Amid the coronavirus pandemic, there has been no shortage of film recommendations, book recommendations, and at-home spa-treatments. But there’s also been a healthy amount of celebrities revealing backstories to iconic moments. Pedro Almodóvar, for example, has been writing memoir essays while Madrid is on quarantine lockdown.
The latest entry involves anecdotes about his first time at the Oscars, meeting Jane Fonda (who was “obsessed” with getting the filmmaker to do an American remake of Women on the Verge of a Nervous Breakdown), and a sordid dinner party with Madonna.
The story goes like this: while Madonna was filming Dick Tracy, she called up Almodóvar at his hotel to invite him to the set to meet Warren Beatty and the film’s costume designer Milena Canonero. A year later, in 1990, the musician called Almodóvar again to hang out during the Madrid leg of her provocative Blond Ambition tour.
The director took matters into his own hands to throw a big flamenco party for Madonna while she was in town, inviting La Polaca, El Polaco, Loles León, Bibiana Fernández, and Rossy de Palma.
The filmmaker noted that since the debut of Antonio Banderas in Tie Me Up! Tie Me Down!, global audiences, but especially American critics, had quickly grown to be obsessed with the actor. Madonna was one of his fans, too.
She insisted Almodóvar invite Banderas, to which he obliged, but under one condition he kept hidden from the musician—he would extend the invitation to the actor’s then-wife Ana Leza as well. Leza also happened to be a big fan of Madonna, but the musician didn’t care. Madonna seated Leza at a table far away from her, as she was flanked by Banderas and Almodóvar on each side.
The dinner party was filmed by a member of Madonna’s team. She told Almodóvar it was “for a keepsake,” even though during the party, Madonna kept asking Almodóvar to translate her questions for Banderas. “It seemed strange to me, but a good host does not ask about certain things,” the filmmaker wrote.
Some of Madonna’s questions included telling him, “Ask Antonio if he likes hitting women,” and “if he likes women to hit him.” She didn’t include Banderas’s answers—“I am a Spanish gentleman and I’ll do whatever a lady asks me to do”—in the final cut of her filmmaking project, which turned out to be Madonna: Truth or Dare.
“That night in 1990, he didn’t speak a word of English. I say this because a year later the film Madonna: Truth or Dare premiered, and a great part of it is filmed at my party at the Palace,” Almodóvar wrote. “Antonio’s harassment was one of the main storylines and she, obviously, edited in how she dispatched Ana Leza with only one sentence.
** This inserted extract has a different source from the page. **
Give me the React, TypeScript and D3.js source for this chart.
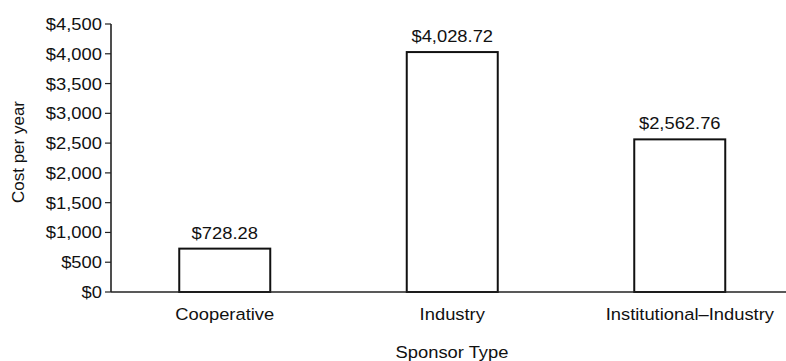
import React from "react";
import * as d3 from "d3";

const categories = ["Cooperative", "Industry", "Institutional–Industry"];
const values = [728.28, 4028.72, 2562.76];
const valueLabels = ["$728.28", "$4,028.72", "$2,562.76"];
const yTicks = [0, 500, 1000, 1500, 2000, 2500, 3000, 3500, 4000, 4500];

const W = 786;
const H = 361;
const FONT = "'Liberation Sans', Arial, Helvetica, sans-serif";
const FS = 17;
const SX = 1.08;

function T({ x, y, anchor = "middle", children, dy = 0 }: any) {
  return (
    <text
      transform={`translate(${x},${y}) scale(${SX},1)`}
      textAnchor={anchor}
      dy={dy}
      fontFamily={FONT}
      fontSize={FS}
      fill="#111"
    >
      {children}
    </text>
  );
}

export default function App() {
  const x = d3
    .scaleBand<string>()
    .domain(categories)
    .range([111, 793.5])
    .paddingInner(0.6)
    .paddingOuter(0.3);
  const y = d3.scaleLinear().domain([0, 4500]).range([292, 24]);
  const fmt = (v: number) => "$" + d3.format(",")(v);

  return (
    <svg
      width={W}
      height={H}
      style={{ position: "absolute", left: 0, top: 0, background: "#fff" }}
    >
      {/* y axis */}
      <line x1={111} x2={111} y1={y(4500)} y2={y(0)} stroke="#222" strokeWidth={1.6} />
      {yTicks.map((t) => (
        <g key={t}>
          <line x1={105} x2={111} y1={y(t)} y2={y(t)} stroke="#222" strokeWidth={1.2} />
          <T x={102} y={y(t)} anchor="end" dy="0.35em">
            {fmt(t)}
          </T>
        </g>
      ))}
      {/* bars */}
      {categories.map((c, i) => {
        const cx = x(c)! + x.bandwidth() / 2;
        const last = i === categories.length - 1;
        return (
          <g key={c}>
            <rect
              x={x(c)!}
              y={y(values[i])}
              width={x.bandwidth()}
              height={y(0) - y(values[i])}
              fill="#fff"
              stroke="#111"
              strokeWidth={2}
            />
            <T x={cx} y={y(values[i]) - 10}>
              {valueLabels[i]}
            </T>
            <T x={last ? W - 12 : cx} y={320} anchor={last ? "end" : "middle"}>
              {c}
            </T>
          </g>
        );
      })}
      {/* x axis */}
      <line x1={111} x2={W} y1={y(0)} y2={y(0)} stroke="#222" strokeWidth={1.6} />
      <T x={452} y={358}>
        Sponsor Type
      </T>
      <text
        transform={`translate(24,152) rotate(-90)`}
        textAnchor="middle"
        fontFamily={FONT}
        fontSize={FS}
        fill="#111"
      >
        Cost per year
      </text>
    </svg>
  );
}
At the end of the dinner, Ana dared to get close to our table and told the divine blonde sarcastically, ‘I see you like my husband, it doesn’t surprise me, all women like him, but I don’t mind because I am very modern.’ To which Madonna replied: ‘Get lost.'”
Five years after Truth or Dare, Madonna and Banderas were co-stars on the big screen in Evita.
The rest of the essay includes appearances from Beatty and Annette Bening, and a quarantine book recommendation. And in case there are any doubters of the veracity of his anecdote about Madonna, Almodóvar insists that everything he wrote about that dinner party is a true story: “There had to be a pandemic for the world to know what that dinner was like in reality.”